** BEGIN Data entries **

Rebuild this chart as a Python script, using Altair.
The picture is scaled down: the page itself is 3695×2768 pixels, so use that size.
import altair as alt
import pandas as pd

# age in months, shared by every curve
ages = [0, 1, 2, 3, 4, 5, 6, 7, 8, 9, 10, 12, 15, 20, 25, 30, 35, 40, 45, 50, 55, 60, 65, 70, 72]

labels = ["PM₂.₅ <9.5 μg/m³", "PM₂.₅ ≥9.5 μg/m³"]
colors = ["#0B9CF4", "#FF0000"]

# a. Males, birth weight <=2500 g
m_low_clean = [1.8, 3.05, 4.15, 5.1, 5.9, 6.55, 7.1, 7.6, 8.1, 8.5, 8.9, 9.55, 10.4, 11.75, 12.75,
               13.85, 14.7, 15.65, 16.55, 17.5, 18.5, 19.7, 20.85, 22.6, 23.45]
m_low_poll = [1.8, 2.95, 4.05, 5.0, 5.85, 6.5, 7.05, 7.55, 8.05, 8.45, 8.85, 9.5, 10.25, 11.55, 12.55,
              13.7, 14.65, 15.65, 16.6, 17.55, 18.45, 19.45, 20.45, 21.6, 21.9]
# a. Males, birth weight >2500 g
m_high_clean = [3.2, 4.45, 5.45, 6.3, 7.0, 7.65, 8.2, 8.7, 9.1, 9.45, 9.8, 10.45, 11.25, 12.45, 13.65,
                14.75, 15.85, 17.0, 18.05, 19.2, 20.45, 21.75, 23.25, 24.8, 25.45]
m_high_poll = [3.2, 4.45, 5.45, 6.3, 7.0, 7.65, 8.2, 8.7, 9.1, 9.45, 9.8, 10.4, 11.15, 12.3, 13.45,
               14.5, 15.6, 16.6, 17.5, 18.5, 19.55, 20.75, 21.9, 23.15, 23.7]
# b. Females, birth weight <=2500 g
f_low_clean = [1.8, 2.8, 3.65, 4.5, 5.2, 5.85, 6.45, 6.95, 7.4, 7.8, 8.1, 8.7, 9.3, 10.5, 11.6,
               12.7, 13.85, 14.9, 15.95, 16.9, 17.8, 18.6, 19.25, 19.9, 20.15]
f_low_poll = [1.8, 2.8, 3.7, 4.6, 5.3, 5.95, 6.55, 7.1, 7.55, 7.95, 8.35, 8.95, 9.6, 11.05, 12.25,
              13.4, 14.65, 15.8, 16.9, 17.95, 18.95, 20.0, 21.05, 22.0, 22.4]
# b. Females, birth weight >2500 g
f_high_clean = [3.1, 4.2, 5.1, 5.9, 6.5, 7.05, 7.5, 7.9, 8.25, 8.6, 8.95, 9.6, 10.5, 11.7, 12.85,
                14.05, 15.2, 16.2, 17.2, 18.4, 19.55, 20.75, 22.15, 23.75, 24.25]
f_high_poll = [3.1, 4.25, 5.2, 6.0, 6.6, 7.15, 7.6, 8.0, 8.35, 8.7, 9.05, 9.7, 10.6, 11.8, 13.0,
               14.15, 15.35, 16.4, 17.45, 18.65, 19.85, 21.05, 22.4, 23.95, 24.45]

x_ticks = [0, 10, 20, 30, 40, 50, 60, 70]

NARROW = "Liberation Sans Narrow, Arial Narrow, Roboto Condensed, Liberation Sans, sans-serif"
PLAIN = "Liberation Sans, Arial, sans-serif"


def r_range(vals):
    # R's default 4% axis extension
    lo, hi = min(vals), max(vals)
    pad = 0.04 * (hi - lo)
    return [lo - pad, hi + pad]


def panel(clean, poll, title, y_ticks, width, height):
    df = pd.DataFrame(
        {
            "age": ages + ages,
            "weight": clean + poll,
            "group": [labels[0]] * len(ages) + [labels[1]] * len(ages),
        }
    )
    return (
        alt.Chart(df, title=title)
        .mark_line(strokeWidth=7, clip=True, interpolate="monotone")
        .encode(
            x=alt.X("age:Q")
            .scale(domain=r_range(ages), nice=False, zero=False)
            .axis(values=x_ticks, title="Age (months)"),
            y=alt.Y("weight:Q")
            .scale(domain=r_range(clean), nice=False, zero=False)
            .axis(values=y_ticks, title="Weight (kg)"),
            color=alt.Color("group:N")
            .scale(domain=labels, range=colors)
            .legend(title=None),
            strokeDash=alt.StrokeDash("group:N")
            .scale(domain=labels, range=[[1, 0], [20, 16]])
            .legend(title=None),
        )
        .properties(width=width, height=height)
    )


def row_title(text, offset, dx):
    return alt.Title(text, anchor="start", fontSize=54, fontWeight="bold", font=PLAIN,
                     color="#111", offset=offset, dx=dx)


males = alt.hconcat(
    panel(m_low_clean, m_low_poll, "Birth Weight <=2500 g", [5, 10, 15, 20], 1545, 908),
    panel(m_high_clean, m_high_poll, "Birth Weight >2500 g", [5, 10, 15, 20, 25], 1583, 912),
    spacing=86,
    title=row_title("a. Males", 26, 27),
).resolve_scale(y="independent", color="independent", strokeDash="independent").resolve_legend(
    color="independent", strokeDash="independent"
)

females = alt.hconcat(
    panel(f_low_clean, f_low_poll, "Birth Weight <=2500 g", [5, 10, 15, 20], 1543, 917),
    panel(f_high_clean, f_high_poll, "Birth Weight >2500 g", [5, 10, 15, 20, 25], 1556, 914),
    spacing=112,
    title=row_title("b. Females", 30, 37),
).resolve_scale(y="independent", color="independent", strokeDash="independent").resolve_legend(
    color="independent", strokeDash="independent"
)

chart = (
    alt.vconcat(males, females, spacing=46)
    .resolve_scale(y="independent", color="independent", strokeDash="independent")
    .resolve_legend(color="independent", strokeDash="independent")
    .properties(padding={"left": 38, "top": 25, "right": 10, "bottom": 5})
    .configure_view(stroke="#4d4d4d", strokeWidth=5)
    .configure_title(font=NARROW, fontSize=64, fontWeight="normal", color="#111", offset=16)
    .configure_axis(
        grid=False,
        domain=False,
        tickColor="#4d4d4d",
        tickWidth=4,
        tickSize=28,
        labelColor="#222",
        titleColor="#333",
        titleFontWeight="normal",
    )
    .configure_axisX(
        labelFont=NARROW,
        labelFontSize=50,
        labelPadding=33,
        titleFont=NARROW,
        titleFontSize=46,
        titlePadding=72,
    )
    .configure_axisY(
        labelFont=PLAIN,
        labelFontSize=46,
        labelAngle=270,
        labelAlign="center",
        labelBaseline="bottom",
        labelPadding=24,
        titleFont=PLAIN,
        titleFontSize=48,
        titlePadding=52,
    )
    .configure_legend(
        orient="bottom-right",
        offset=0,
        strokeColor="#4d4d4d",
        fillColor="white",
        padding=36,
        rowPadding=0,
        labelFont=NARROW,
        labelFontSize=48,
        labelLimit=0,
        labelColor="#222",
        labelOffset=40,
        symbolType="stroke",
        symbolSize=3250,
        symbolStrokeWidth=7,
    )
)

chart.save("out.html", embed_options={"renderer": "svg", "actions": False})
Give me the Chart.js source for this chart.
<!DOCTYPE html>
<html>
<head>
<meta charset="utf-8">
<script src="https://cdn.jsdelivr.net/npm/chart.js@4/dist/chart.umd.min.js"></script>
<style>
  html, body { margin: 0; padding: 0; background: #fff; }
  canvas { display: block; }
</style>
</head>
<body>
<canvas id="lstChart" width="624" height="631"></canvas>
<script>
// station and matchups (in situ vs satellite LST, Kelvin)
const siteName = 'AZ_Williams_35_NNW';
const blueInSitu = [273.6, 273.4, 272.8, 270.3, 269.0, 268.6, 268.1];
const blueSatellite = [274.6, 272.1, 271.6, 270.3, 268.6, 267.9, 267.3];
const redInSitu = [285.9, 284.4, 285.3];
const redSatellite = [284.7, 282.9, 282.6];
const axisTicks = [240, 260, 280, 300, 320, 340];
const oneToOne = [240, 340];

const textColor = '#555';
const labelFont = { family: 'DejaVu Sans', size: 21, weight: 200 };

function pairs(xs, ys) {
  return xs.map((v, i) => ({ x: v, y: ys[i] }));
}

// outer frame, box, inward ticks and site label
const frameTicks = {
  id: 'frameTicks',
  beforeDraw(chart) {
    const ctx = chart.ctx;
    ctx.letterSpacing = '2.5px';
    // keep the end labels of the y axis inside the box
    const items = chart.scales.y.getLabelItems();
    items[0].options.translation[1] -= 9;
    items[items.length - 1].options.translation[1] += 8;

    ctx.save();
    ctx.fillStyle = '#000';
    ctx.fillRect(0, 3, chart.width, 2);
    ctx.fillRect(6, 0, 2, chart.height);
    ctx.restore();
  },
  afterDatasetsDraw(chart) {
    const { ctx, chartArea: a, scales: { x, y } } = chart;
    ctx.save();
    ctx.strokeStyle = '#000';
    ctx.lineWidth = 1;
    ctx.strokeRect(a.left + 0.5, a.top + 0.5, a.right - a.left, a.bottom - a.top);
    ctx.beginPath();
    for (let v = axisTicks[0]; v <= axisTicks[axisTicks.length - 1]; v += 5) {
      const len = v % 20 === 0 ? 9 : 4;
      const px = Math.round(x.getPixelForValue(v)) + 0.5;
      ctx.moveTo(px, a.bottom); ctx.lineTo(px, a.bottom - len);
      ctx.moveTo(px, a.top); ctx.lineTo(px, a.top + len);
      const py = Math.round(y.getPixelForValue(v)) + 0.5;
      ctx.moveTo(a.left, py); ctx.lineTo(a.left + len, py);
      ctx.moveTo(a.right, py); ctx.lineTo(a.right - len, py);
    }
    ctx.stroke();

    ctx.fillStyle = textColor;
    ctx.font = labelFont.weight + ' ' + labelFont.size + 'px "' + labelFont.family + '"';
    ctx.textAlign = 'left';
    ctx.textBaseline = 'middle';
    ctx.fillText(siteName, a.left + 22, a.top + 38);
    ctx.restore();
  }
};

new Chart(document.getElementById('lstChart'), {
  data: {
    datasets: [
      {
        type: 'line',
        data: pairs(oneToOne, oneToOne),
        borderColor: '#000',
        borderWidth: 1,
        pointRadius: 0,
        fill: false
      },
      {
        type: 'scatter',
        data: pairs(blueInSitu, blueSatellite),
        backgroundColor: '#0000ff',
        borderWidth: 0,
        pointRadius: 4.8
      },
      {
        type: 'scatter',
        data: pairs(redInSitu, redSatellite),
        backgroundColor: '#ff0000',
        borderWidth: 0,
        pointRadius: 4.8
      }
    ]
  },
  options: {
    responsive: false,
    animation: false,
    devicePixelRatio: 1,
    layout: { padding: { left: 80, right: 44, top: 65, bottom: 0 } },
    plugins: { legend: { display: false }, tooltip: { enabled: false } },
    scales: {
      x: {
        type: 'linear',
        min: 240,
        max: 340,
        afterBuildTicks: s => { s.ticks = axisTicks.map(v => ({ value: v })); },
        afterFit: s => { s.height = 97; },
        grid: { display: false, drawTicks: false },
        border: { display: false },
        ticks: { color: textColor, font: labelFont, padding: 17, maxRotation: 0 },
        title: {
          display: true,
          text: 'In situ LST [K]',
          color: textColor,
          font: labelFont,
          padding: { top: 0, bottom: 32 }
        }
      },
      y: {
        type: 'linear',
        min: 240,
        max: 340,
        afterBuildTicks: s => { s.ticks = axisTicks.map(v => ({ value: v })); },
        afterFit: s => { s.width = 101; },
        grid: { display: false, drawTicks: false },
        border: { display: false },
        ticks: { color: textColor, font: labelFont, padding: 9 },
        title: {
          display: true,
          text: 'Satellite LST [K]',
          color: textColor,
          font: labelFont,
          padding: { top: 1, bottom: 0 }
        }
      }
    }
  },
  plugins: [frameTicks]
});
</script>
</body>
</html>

** END Data entries **

▶ **Problem to work on**: Repeat, exactly and only, the lines from the beginning of the material through the line that contains "import pandas as pd".

▶ **Response to the exercise**:
Rebuild this chart as a Python script, using Altair.
The picture is scaled down: the page itself is 3695×2768 pixels, so use that size.
import altair as alt
import pandas as pd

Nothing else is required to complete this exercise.